TASK PROMPT =>
Quote the listing below in full and exactly as written, but omit every picture.

SUPPLIED MATERIAL =>
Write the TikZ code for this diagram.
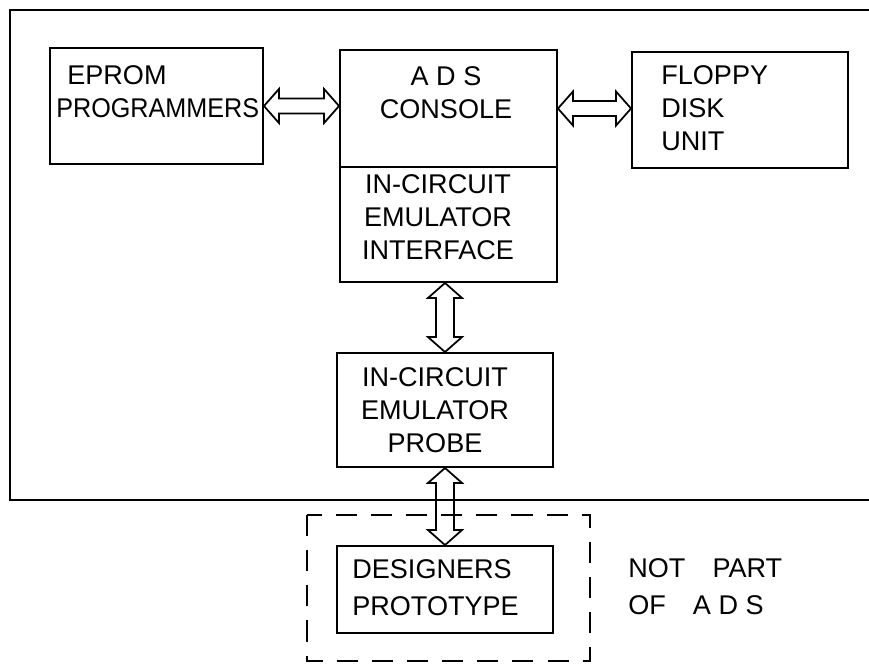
\documentclass[tikz,border=0pt]{standalone}
\usepackage{graphicx}
\usepackage{fontspec}
\setmainfont{Liberation Sans}
\usetikzlibrary{fit,calc}

\tikzset{
  block/.style={draw, line width=1.1pt, inner sep=0pt},
  frame/.style={line width=1.3pt},
  outline/.style={line width=1.1pt, dash pattern=on 12pt off 8pt},
  lettering/.style={inner sep=0pt, font=\fontsize{15.4pt}{18.7pt}\selectfont},
  busarrow/.style={line width=1pt, line join=miter},
}

% hollow double arrow, #1 left tip, #2 right tip
\newcommand{\hbus}[2]{%
  \draw[busarrow] (#1) -- ($(#1)+(15,-17)$) -- ($(#1)+(15,-7.5)$)
    -- ($(#2)+(-15,-7.5)$) -- ($(#2)+(-15,-17)$) -- (#2)
    -- ($(#2)+(-15,17)$) -- ($(#2)+(-15,7.5)$)
    -- ($(#1)+(15,7.5)$) -- ($(#1)+(15,17)$) -- cycle;}
% hollow double arrow, #1 top tip, #2 bottom tip
\newcommand{\vbus}[2]{%
  \draw[busarrow] (#1) -- ($(#1)+(17,15)$) -- ($(#1)+(9,15)$)
    -- ($(#2)+(9,-15)$) -- ($(#2)+(17,-15)$) -- (#2)
    -- ($(#2)+(-17,-15)$) -- ($(#2)+(-9,-15)$)
    -- ($(#1)+(-9,15)$) -- ($(#1)+(-17,15)$) -- cycle;}

\begin{document}
\begin{tikzpicture}[x=0.02cm, y=-0.02cm]
    \useasboundingbox (0,0) rectangle (869,663);

    % ADS system boundary (open to the right)
    \draw[frame] (869,10) -- (10,10) -- (10,500) -- (869,500);

    % boxes
    \node[block, fit={(50,48) (263,164)}] (eprom) {};
    \node[block, fit={(340,50) (557,167)}] (console) {};
    \node[block, fit={(340,167) (557,282)}] (interface) {};
    \node[block, fit={(632,52) (848,168)}] (floppy) {};
    \node[block, fit={(337,353) (553,467)}] (probe) {};
    \node[block, fit={(337,546) (553,633)}] (prototype) {};

    % user side, outside the system
    \draw[outline] (307,515) rectangle (590,661);

    % box texts
    \node[lettering, align=left, anchor=west] (eprom-text) at (56,91.5)
        {\hspace*{0.22cm}EPROM\\\scalebox{0.93}[1]{PROGRAMMERS}};
    \node[lettering, align=center] (console-text) at (446,92.5)
        {A D S\\CONSOLE};
    \node[lettering, align=center] (interface-text) at (438,217.5)
        {IN-CIRCUIT\\EMULATOR\\INTERFACE};
    \node[lettering, align=left, anchor=west] (floppy-text) at (661,108)
        {FLOPPY\\DISK\\UNIT};
    \node[lettering, align=center] (probe-text) at (435,410)
        {IN-CIRCUIT\\EMULATOR\\PROBE};
    \node[lettering, align=left, anchor=west, font=\fontsize{15.4pt}{21pt}\selectfont]
        (prototype-text) at (352,587.5) {DESIGNERS\\PROTOTYPE};
    \node[lettering, align=left, anchor=west, font=\fontsize{15.4pt}{21pt}\selectfont]
        (outside-text) at (628,587) {NOT\quad PART\\OF\quad A D S};

    % bus connections
    \coordinate (c1) at (eprom.east -| console.west);
    \coordinate (c2) at (console.east -| floppy.west);
    \coordinate (c3) at (probe.north |- interface.south);
    \hbus{eprom.east}{c1}
    \hbus{console.east}{c2}
    \vbus{c3}{probe.north}
    \vbus{probe.south}{prototype.north}
\end{tikzpicture}
\end{document}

TASK RESULT =>
Write the TikZ code for this diagram.
\documentclass[tikz,border=0pt]{standalone}
\usepackage{graphicx}
\usepackage{fontspec}
\setmainfont{Liberation Sans}
\usetikzlibrary{fit,calc}

\tikzset{
  block/.style={draw, line width=1.1pt, inner sep=0pt},
  frame/.style={line width=1.3pt},
  outline/.style={line width=1.1pt, dash pattern=on 12pt off 8pt},
  lettering/.style={inner sep=0pt, font=\fontsize{15.4pt}{18.7pt}\selectfont},
  busarrow/.style={line width=1pt, line join=miter},
}

% hollow double arrow, #1 left tip, #2 right tip
\newcommand{\hbus}[2]{%
  \draw[busarrow] (#1) -- ($(#1)+(15,-17)$) -- ($(#1)+(15,-7.5)$)
    -- ($(#2)+(-15,-7.5)$) -- ($(#2)+(-15,-17)$) -- (#2)
    -- ($(#2)+(-15,17)$) -- ($(#2)+(-15,7.5)$)
    -- ($(#1)+(15,7.5)$) -- ($(#1)+(15,17)$) -- cycle;}
% hollow double arrow, #1 top tip, #2 bottom tip
\newcommand{\vbus}[2]{%
  \draw[busarrow] (#1) -- ($(#1)+(17,15)$) -- ($(#1)+(9,15)$)
    -- ($(#2)+(9,-15)$) -- ($(#2)+(17,-15)$) -- (#2)
    -- ($(#2)+(-17,-15)$) -- ($(#2)+(-9,-15)$)
    -- ($(#1)+(-9,15)$) -- ($(#1)+(-17,15)$) -- cycle;}

\begin{document}
\begin{tikzpicture}[x=0.02cm, y=-0.02cm]
    \useasboundingbox (0,0) rectangle (869,663);

    % ADS system boundary (open to the right)
    \draw[frame] (869,10) -- (10,10) -- (10,500) -- (869,500);

    % boxes
    \node[block, fit={(50,48) (263,164)}] (eprom) {};
    \node[block, fit={(340,50) (557,167)}] (console) {};
    \node[block, fit={(340,167) (557,282)}] (interface) {};
    \node[block, fit={(632,52) (848,168)}] (floppy) {};
    \node[block, fit={(337,353) (553,467)}] (probe) {};
    \node[block, fit={(337,546) (553,633)}] (prototype) {};

    % user side, outside the system
    \draw[outline] (307,515) rectangle (590,661);

    % box texts
    \node[lettering, align=left, anchor=west] (eprom-text) at (56,91.5)
        {\hspace*{0.22cm}EPROM\\\scalebox{0.93}[1]{PROGRAMMERS}};
    \node[lettering, align=center] (console-text) at (446,92.5)
        {A D S\\CONSOLE};
    \node[lettering, align=center] (interface-text) at (438,217.5)
        {IN-CIRCUIT\\EMULATOR\\INTERFACE};
    \node[lettering, align=left, anchor=west] (floppy-text) at (661,108)
        {FLOPPY\\DISK\\UNIT};
    \node[lettering, align=center] (probe-text) at (435,410)
        {IN-CIRCUIT\\EMULATOR\\PROBE};
    \node[lettering, align=left, anchor=west, font=\fontsize{15.4pt}{21pt}\selectfont]
        (prototype-text) at (352,587.5) {DESIGNERS\\PROTOTYPE};
    \node[lettering, align=left, anchor=west, font=\fontsize{15.4pt}{21pt}\selectfont]
        (outside-text) at (628,587) {NOT\quad PART\\OF\quad A D S};

    % bus connections
    \coordinate (c1) at (eprom.east -| console.west);
    \coordinate (c2) at (console.east -| floppy.west);
    \coordinate (c3) at (probe.north |- interface.south);
    \hbus{eprom.east}{c1}
    \hbus{console.east}{c2}
    \vbus{c3}{probe.north}
    \vbus{probe.south}{prototype.north}
\end{tikzpicture}
\end{document}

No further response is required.